I started at WGSF in the summer school class in the summer of 1969, literally within days of the truck's arrival. Leland Hubbell, the Station Manager, drove it back from Salt Lake City after it was purchased for the station for $9000 by a local group. He said they told him they had used the truck only to cover an annual parade for a number of years.
It had KCPX markings on it and on most of the gear, though there were different call letters, not KDYL that I remember, on some items. The truck was in mostly original condition. The three cameras, the switcher, sync generator and power systems were all stock RCA except for orbiters added to the cameras at some point. An air conditioner had also been added along the way. The original cable reels in the back had been removed.

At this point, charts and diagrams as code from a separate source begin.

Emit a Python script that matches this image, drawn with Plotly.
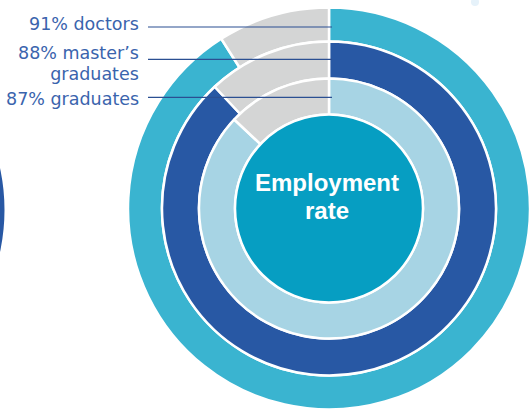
import plotly.graph_objects as go

# ---- data ----
groups = ["doctors", "master’s graduates", "graduates"]
employment_rate = [91, 88, 87]
label_lines = [["91% doctors"], ["88% master’s", "graduates"], ["87% graduates"]]
center_lines = ["Employment", "rate"]
ring_colors = ["#3ab4d0", "#2858a4", "#a7d4e4"]
rest_color = "#d4d5d5"
center_color = "#069ec2"
text_color = "#3a64ad"
leader_color = "#2b4f92"

W, H = 530, 411
CX, CY = 329, 208.5
radii = [201, 167, 130, 94]  # outer edge of each ring, last = centre disc


def domain(r):
    return dict(x=[(CX - r) / W, (CX + r) / W],
                y=[(H - CY - r) / H, (H - CY + r) / H])


fig = go.Figure()
for i, (g, v) in enumerate(zip(groups, employment_rate)):
    fig.add_trace(go.Pie(
        values=[v, 100 - v],
        labels=["employed", "not employed"],
        marker=dict(colors=[ring_colors[i], rest_color], line=dict(color="white", width=2.5)),
        hole=radii[i + 1] / radii[i],
        domain=domain(radii[i]),
        sort=False,
        direction="counterclockwise",
        rotation=0,
        textinfo="none",
        hoverinfo="skip",
        showlegend=False,
        name=g,
    ))

fig.add_trace(go.Pie(
    values=[1], labels=["Employment rate"],
    marker=dict(colors=[center_color], line=dict(color="white", width=2.5)),
    domain=domain(radii[3]), textinfo="none", hoverinfo="skip", showlegend=False,
))

annotations = []
shapes = []
LABEL_PX = 17.5
LABEL_LEAD = 20.5      # px between wrapped lines
label_y = [24, 63.5, 98.5]   # vertical centre of each label block
leader_y = [27, 59.3, 97.3]
for lines, y, ly in zip(label_lines, label_y, leader_y):
    txt = "<br>".join(f"<span style='font-size:{LABEL_PX}px'>{t}</span>" for t in lines)
    annotations.append(dict(
        text=txt, x=141 / W, y=1 - y / H, xref="paper", yref="paper",
        xanchor="right", yanchor="middle", align="right", showarrow=False,
        font=dict(family="DejaVu Sans", size=LABEL_LEAD / 1.3, color=text_color)))
    shapes.append(dict(type="line", xref="paper", yref="paper",
                       x0=148 / W, x1=332 / W, y0=1 - ly / H, y1=1 - ly / H,
                       line=dict(color=leader_color, width=1.2), layer="above"))

CENTER_PX = 24
CENTER_LEAD = 28
annotations.append(dict(
    text="<br>".join(f"<span style='font-size:{CENTER_PX}px'><b>{t}</b></span>" for t in center_lines),
    x=326.5 / W, y=1 - 196 / H, xref="paper", yref="paper",
    xanchor="center", yanchor="middle", align="center", showarrow=False,
    font=dict(family="Liberation Sans", size=CENTER_LEAD / 1.3, color="white")))

# decorative fragments at the edges of the crop
shapes.append(dict(type="circle", xref="paper", yref="paper",
                   x0=-392 / W, x1=4.5 / W, y0=1 - 408 / H, y1=1 - 12 / H,
                   fillcolor="#2858a4", line=dict(width=0), layer="below"))
shapes.append(dict(type="circle", xref="paper", yref="paper",
                   x0=471 / W, x1=479 / W, y0=1 - 6 / H, y1=1 + 2 / H,
                   fillcolor="#e6f2fa", line=dict(width=0), layer="below"))

fig.update_layout(
    width=W, height=H, margin=dict(l=0, r=0, t=0, b=0),
    paper_bgcolor="white", plot_bgcolor="white",
    annotations=annotations, shapes=shapes,
)
fig.write_html("out.html", config={"displayModeBar": False},
               post_script="document.body.style.margin='0';")
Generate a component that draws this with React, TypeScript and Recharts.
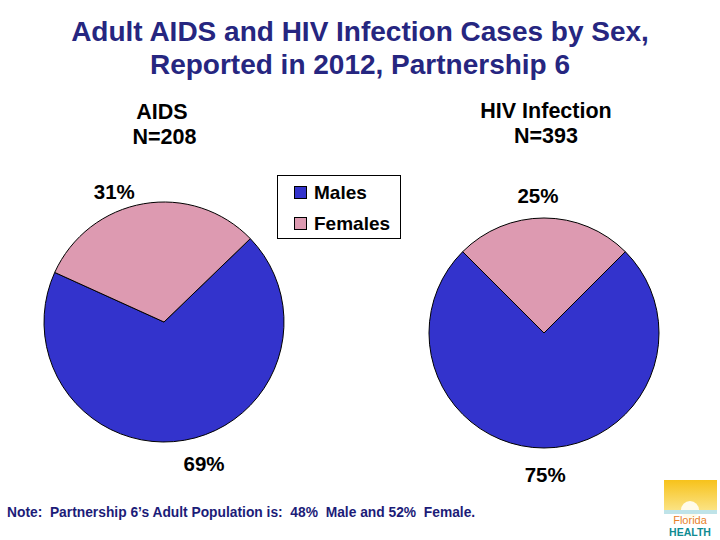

I did about 145 remotes with that truck over the four years we used it at WGSF. At first I worked as crew. When our maintenance tech quit, I did a lot of the maintenance of the equipment and I drove the truck for about a year after I got my drivers' license. My first technical work at the station was helping check the tubes in that sync generator prior to its first use, and that was a lot of tubes.
One interesting note. There were curtains between the drivers seat and the production area. Our technician decided to cut them up and make them into individual covers for the windows so we could use all the space in the truck. Shortly after he did that a gentleman walked by the truck, saw the cloth over the windows and stopped to ask if we had any more of the cloth. He was shocked when he was told how big the pieces used to be. The cloth was the same as was used in 1948 Lincolns and would have been worth a nice chunk of change if we had sold it to a classic car restorer.
WGSF already had two TK30s in the studio, so the equipment in the truck was quite familiar to everyone. A shelf was added to support the one tape machine that the station owned: an Ampex VR-660 2 inch helical machine. Using that we did numerous location shoots for later airing. Educational shows for the schools, general interest shows, high school sports of all kinds, drag racing at National Trails, the Hartford Fair, a regular show for the local art association, on and on.
After getting the RCA TTR1C microwave that came with the truck licensed we also did a large number of live remotes of all different sorts; high school football and basketball, League of Women Voters candidate debates, election coverage, an orchestra performance, a bowling tournament, and variety shows that were part of a local summer festival.
The first year we had the truck it averaged over one remote a week. By comparison, the other remote truck in the market, the one WBNS-TV had, was used for the State Fair and usually one or two other remotes a year.